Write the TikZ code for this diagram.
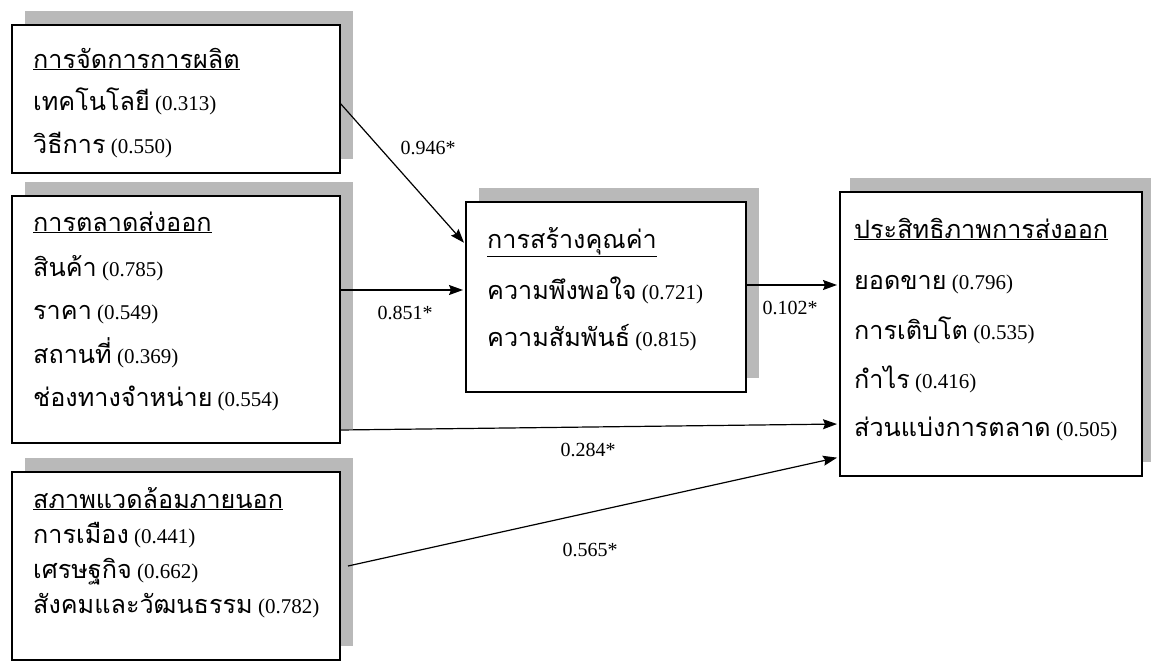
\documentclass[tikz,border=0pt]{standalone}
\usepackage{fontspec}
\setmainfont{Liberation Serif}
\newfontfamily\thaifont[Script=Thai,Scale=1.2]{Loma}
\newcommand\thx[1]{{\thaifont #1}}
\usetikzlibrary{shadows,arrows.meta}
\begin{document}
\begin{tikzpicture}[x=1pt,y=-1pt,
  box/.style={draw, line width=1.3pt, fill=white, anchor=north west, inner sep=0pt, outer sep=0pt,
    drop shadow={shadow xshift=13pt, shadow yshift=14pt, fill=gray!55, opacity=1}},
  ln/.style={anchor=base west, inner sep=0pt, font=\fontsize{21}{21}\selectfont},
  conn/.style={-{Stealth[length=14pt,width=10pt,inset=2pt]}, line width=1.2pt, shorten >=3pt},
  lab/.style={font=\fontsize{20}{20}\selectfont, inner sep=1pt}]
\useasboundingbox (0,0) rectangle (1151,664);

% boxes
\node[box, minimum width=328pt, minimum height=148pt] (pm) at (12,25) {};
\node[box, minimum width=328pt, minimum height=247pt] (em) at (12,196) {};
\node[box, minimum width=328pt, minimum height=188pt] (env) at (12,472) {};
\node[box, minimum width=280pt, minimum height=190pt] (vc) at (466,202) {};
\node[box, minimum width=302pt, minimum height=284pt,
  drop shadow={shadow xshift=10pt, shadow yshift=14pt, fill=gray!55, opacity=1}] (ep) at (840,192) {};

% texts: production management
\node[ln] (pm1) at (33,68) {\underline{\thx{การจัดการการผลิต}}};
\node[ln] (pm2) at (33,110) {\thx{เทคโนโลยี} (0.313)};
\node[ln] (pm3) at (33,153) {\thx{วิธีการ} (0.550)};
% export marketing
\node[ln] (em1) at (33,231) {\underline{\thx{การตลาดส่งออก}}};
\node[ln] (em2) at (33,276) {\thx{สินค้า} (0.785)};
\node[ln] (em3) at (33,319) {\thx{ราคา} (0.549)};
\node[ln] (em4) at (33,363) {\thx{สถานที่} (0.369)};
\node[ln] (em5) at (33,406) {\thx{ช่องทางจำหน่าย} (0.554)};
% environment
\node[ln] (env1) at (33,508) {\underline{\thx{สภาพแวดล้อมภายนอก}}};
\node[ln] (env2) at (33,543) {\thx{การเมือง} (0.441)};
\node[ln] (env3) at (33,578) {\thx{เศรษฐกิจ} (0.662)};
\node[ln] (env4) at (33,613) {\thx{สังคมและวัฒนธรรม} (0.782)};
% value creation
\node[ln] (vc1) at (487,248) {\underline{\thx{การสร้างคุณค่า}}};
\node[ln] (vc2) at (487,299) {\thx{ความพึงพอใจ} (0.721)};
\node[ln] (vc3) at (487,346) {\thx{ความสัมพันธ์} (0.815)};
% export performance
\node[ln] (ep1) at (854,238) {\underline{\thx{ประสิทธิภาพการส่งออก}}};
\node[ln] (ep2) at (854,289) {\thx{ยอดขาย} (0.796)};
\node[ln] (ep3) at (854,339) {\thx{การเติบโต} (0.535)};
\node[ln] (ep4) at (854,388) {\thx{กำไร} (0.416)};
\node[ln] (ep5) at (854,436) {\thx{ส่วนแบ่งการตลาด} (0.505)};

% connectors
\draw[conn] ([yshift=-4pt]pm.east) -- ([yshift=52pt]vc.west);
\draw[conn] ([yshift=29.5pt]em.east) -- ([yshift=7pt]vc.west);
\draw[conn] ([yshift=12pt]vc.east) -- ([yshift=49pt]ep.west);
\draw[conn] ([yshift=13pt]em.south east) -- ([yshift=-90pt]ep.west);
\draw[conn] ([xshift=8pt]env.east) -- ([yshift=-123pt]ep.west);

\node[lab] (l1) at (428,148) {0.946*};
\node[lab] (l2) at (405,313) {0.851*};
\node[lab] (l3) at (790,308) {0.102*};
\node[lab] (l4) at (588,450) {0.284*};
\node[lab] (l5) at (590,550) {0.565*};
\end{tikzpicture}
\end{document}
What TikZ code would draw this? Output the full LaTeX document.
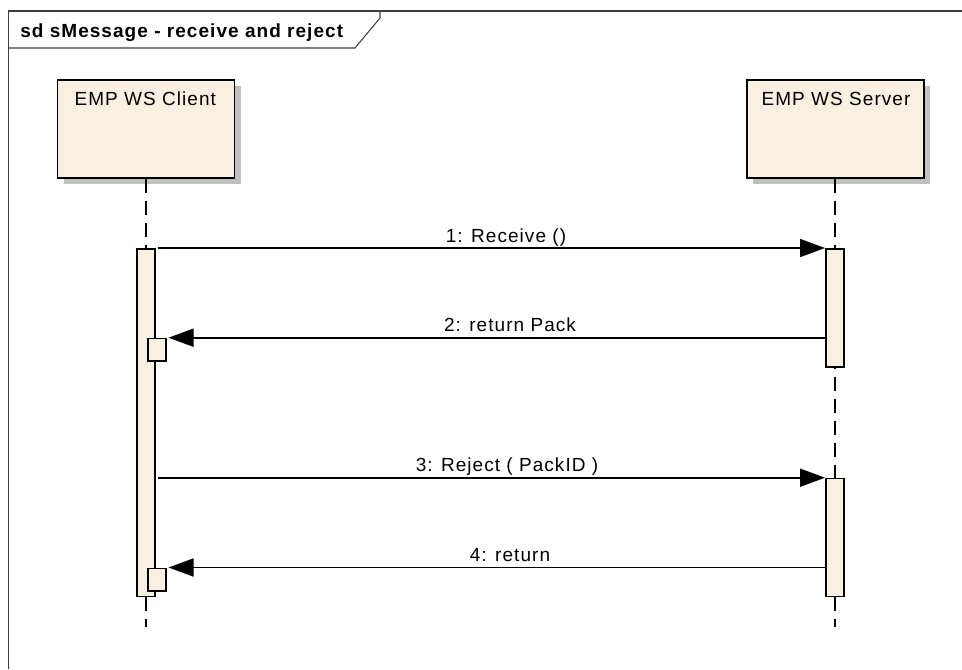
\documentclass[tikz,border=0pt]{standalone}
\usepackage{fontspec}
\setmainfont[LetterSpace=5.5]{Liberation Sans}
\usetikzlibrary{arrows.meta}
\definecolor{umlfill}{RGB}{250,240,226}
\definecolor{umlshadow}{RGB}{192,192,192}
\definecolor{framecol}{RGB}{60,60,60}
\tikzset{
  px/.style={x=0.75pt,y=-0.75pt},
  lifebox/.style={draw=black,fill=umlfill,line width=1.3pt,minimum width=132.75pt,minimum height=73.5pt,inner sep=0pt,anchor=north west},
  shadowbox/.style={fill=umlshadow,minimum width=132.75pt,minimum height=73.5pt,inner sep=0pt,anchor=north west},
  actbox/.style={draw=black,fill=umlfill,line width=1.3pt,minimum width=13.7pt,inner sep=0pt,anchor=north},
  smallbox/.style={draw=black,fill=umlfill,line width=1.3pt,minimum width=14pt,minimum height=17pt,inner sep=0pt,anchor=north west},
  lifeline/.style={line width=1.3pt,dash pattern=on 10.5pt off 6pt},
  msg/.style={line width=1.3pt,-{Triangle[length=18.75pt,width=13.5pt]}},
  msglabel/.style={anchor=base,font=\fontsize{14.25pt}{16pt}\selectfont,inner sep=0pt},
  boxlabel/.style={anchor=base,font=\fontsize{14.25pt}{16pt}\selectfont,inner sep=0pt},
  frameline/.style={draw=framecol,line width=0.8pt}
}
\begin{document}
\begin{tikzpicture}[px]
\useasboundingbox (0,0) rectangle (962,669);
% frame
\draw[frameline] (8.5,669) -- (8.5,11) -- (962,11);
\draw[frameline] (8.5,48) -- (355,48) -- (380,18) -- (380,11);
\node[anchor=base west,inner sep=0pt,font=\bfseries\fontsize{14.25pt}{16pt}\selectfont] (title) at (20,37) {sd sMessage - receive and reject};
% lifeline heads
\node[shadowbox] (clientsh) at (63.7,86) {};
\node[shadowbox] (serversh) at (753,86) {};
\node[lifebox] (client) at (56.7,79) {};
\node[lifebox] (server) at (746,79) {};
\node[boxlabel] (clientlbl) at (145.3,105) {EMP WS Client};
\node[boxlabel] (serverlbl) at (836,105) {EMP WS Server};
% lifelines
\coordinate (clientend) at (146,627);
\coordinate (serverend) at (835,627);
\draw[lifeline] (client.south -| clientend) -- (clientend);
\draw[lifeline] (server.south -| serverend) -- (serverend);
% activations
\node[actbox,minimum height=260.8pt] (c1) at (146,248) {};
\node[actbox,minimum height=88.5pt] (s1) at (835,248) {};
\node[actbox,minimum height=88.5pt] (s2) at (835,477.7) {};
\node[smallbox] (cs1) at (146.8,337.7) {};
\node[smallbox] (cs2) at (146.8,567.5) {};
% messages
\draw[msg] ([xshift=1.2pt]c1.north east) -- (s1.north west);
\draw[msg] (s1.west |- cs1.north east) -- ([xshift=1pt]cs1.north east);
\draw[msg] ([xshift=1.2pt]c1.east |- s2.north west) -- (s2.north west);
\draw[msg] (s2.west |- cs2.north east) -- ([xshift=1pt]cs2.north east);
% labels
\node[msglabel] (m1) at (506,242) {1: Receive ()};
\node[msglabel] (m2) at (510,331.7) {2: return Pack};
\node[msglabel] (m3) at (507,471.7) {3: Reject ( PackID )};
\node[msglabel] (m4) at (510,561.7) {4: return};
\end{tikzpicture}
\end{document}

* * * *

◆ **What is being asked**
Wherever the word "code" occurs in a line of the listing, copy that line.

◆ **Full answer**
Write the TikZ code for this diagram.
What TikZ code would draw this? Output the full LaTeX document.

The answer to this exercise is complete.